Director Spike Lee has expressed his outrage over the "horrible" Pepsi advert starring model Kendall Jenner, which was pulled in April.
Jenner, 21, came under fire for her involvement with Pepsi's latest promotional campaign, which featured the runway star settling a Black Lives Matter-style protest by offering a police officer a can of the soft drink. In the midst of uproar on social media, the advert was pulled just hours after its debut with Pepsi apologising for "missing the mark".
Addressing the advert's ill-executed message, Lee, 60, told Variety: "It was horrible. The pregnant woman in Seattle got shot the other day. Philando [Castile], the whole world saw him get killed on Facebook, and the cop walked, and Pepsi did something like [that]. Don't get me started."
The filmmaker added: "That was a complete appropriation of Black Lives Matter, and Black Lives Matter is not a joke. Black people getting shot down left and right, and cops are walking and they are going to make a commercial out of that?"
Jenner has never commented on the banned commercial publicly but her older sister Kim Kardashian recently spoke on her behalf. In an interview with Andy Cohen on Watch What Happens Live in May, Kardashian, 36, said: "[Jenner] totally understood at the end of the day and she felt really awful for it. She just wants to move on from it."
It seems Jenner may never address the Pepsi controversy as it was previously claimed the Victoria's Secret model refused to answer questions about the subject during interviews backstage at Coachella festival weeks after the scandal.
Continuing his discussion about race, Lee revealed his scepticism about the improving diversity at the Oscars. In February, Moonlight won best picture while Mahershala Ali took best supporting actor and Viola Davis claimed best supporting actress. However, Lee is doubtful that black actors will be able to repeat the same success in 2018.

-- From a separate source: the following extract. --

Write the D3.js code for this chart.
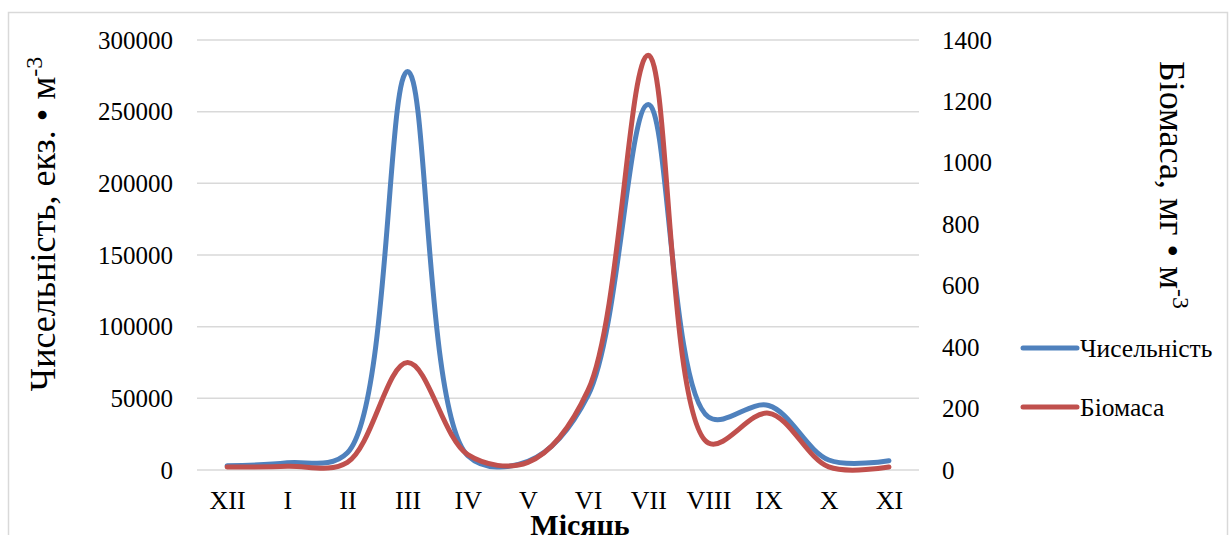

The filmmaker said: "Every 10 years, black people win a lot of Oscars. And then we read articles in Variety magazine and others, the black audience has been discovered. It's a renaissance then there's another nine years of drought. It should be constant.
"I will put my money on this. The reason why what happened at the Oscars this year was because the year before was #OscarsSoWhite. That was a bad look for the Academy. And they had to switch up, get more inclusion, get more people, try to get more diversity among the voting members. But what happened this past Oscars, you think that's going to happen [next] year?"